New and upgraded weapons systems rolled off the assembly lines, including the long-delayed and very costly MX missile program, which moved missiles around loops that hid their precise location, making them largely invulnerable to a Soviet first first strike. Reagan knew that the Soviets, whose economy was stagnant, would be hard pressed to keep pace.
The nuclear arms budget also grew by leaps and bounds. In 1981, George Kennan, the architect of U.S. containment policy, decried the continuing senseless buildup of nuclear weapons : "We have gone on piling weapon upon weapon, missile upon missile, new levels of destructiveness upon old ones. We have done this helplessly, almost involuntarily, like the victims of some sort of hypnotism, like men in a dream, like lemmings headed for the sea."

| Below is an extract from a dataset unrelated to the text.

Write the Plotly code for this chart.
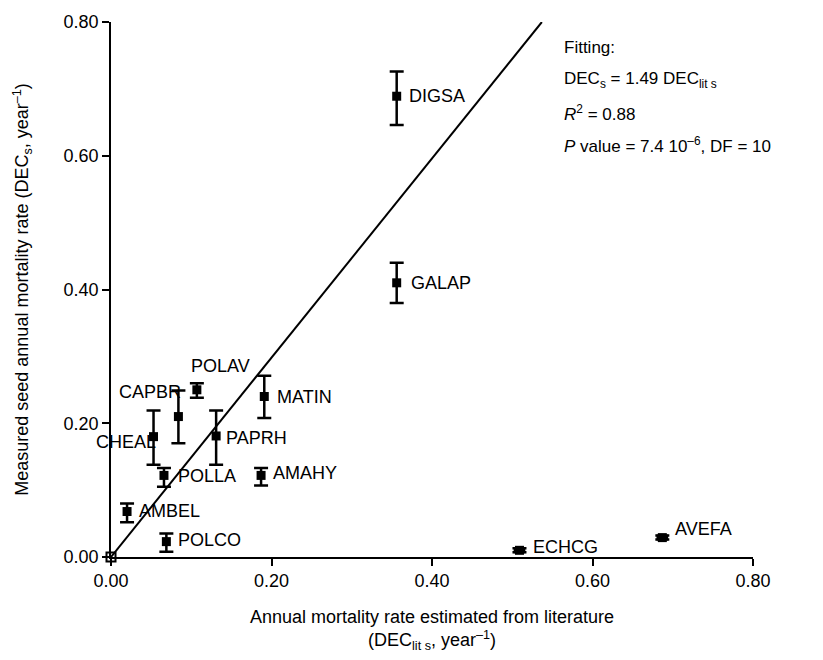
import plotly.graph_objects as go

species = ["DIGSA", "GALAP", "ECHCG", "AVEFA", "MATIN", "POLAV", "CAPBR",
           "CHEAL", "PAPRH", "POLLA", "AMAHY", "AMBEL", "POLCO"]
dec_lit = [0.356, 0.356, 0.509, 0.687, 0.191, 0.107, 0.084,
           0.053, 0.131, 0.066, 0.187, 0.020, 0.069]
dec_s = [0.689, 0.410, 0.010, 0.029, 0.240, 0.250, 0.210,
         0.180, 0.181, 0.122, 0.122, 0.068, 0.023]
err_plus = [0.037, 0.030, 0.003, 0.003, 0.031, 0.010, 0.039,
            0.039, 0.038, 0.011, 0.011, 0.012, 0.012]
err_minus = [0.043, 0.030, 0.003, 0.003, 0.032, 0.012, 0.040,
             0.042, 0.043, 0.017, 0.015, 0.016, 0.015]
err_x = [0, 0, 0.006, 0.006, 0, 0, 0, 0, 0, 0, 0, 0, 0]

slope = 1.49
axis_max = 0.8
tick_vals = [0.0, 0.2, 0.4, 0.6, 0.8]

# label placement (style): (xanchor, yanchor, xshift, yshift)
label_pos = {
    "DIGSA": ("left", "middle", 10, 0),
    "GALAP": ("left", "middle", 12, 0),
    "ECHCG": ("left", "middle", 12, 3),
    "AVEFA": ("left", "middle", 11, 9),
    "MATIN": ("left", "middle", 11, 0),
    "POLAV": ("center", "middle", 24, 24),
    "CAPBR": ("right", "middle", 5, 25),
    "CHEAL": ("right", "middle", 4, -5),
    "PAPRH": ("left", "middle", 8, -2),
    "POLLA": ("left", "middle", 12, -1),
    "AMAHY": ("left", "middle", 10, 2),
    "AMBEL": ("left", "middle", 10, 1),
    "POLCO": ("left", "middle", 10, 2),
}

FONT = "Liberation Sans, Arial, sans-serif"
FS = 18

fig = go.Figure()

# fitted line through origin
fig.add_trace(go.Scatter(
    x=[0, axis_max / slope], y=[0, axis_max], mode="lines",
    line=dict(color="black", width=2), showlegend=False, hoverinfo="skip",
    cliponaxis=False))

# origin point (open square)
fig.add_trace(go.Scatter(
    x=[0], y=[0], mode="markers",
    marker=dict(symbol="square-open", size=9, color="black", line=dict(width=2)),
    showlegend=False, cliponaxis=False))

fig.add_trace(go.Scatter(
    x=dec_lit, y=dec_s, mode="markers",
    marker=dict(symbol="square", size=9, color="black"),
    error_y=dict(type="data", array=err_plus, arrayminus=err_minus,
                 color="black", thickness=2.5, width=7),
    error_x=dict(type="data", array=err_x, color="black", thickness=2, width=3),
    showlegend=False, cliponaxis=False))

annotations = []
for name, xv, yv in zip(species, dec_lit, dec_s):
    xa, ya, xs, ys = label_pos[name]
    annotations.append(dict(
        x=xv, y=yv, xref="x", yref="y", text=name, showarrow=False,
        xanchor=xa, yanchor=ya, xshift=xs, yshift=ys,
        font=dict(family=FONT, size=FS, color="black")))

fit_lines = [
    "Fitting:",
    "DEC<sub>s</sub> = 1.49 DEC<sub>lit s</sub>",
    "<i>R</i><sup>2</sup> = 0.88",
    "<i>P</i> value = 7.4 10<sup>\u20136</sup>, DF = 10",
]
fit_y = [0.952, 0.891, 0.829, 0.770]
for t, yy in zip(fit_lines, fit_y):
    annotations.append(dict(
        x=0.7025, y=yy, xref="paper", yref="paper", text=t, showarrow=False,
        xanchor="left", yanchor="middle",
        font=dict(family=FONT, size=17, color="black")))

axis_common = dict(
    range=[0, axis_max], tickvals=tick_vals, tickformat=".2f",
    showline=True, linecolor="black", linewidth=1.5,
    ticks="outside", ticklen=7, tickwidth=1.5, tickcolor="black",
    showgrid=False, zeroline=False,
    tickfont=dict(family=FONT, size=FS, color="black"),
)

fig.update_layout(
    width=823, height=660,
    margin=dict(l=111, r=70, t=14, b=103),
    plot_bgcolor="white", paper_bgcolor="white",
    xaxis=dict(**axis_common,
               title=dict(text="Annual mortality rate estimated from literature<br>"
                               "(DEC<sub>lit s</sub>, year<sup>\u20131</sup>)",
                          font=dict(family=FONT, size=FS, color="black"),
                          standoff=20)),
    yaxis=dict(**axis_common,
               title=dict(text="Measured seed annual mortality rate "
                               "(DEC<sub>s</sub>, year<sup>\u20131</sup>)",
                          font=dict(family=FONT, size=FS, color="black"),
                          standoff=30)),
    annotations=annotations,
    showlegend=False,
)

fig.write_html("out.html")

Reagan and Bush were anything but helpless in their arms buildup. They rejected the widely held view that nuclear war would lead to mutual destruction and began planning to win such a war --- an approach advocated by nuclear extremists like Colin Gray and Keith Payne, who declared in 1980, "The United States should plan to defeat the Soviet Union." They believed that the United States might lose 20 million citizens in the process. The key to surviving a nuclear attack, they posited, was an effective command-and-control structure to prevent chaos and keep lines of communication open. The military called this "C3" : command, control, and communications. Reagan invested heavily to ensure its invulnerability. Perversely, he projected such a war--winning strategy onto the Soviets. He pointed to a massive Soviet civil defense program as proof, even though no such program existed.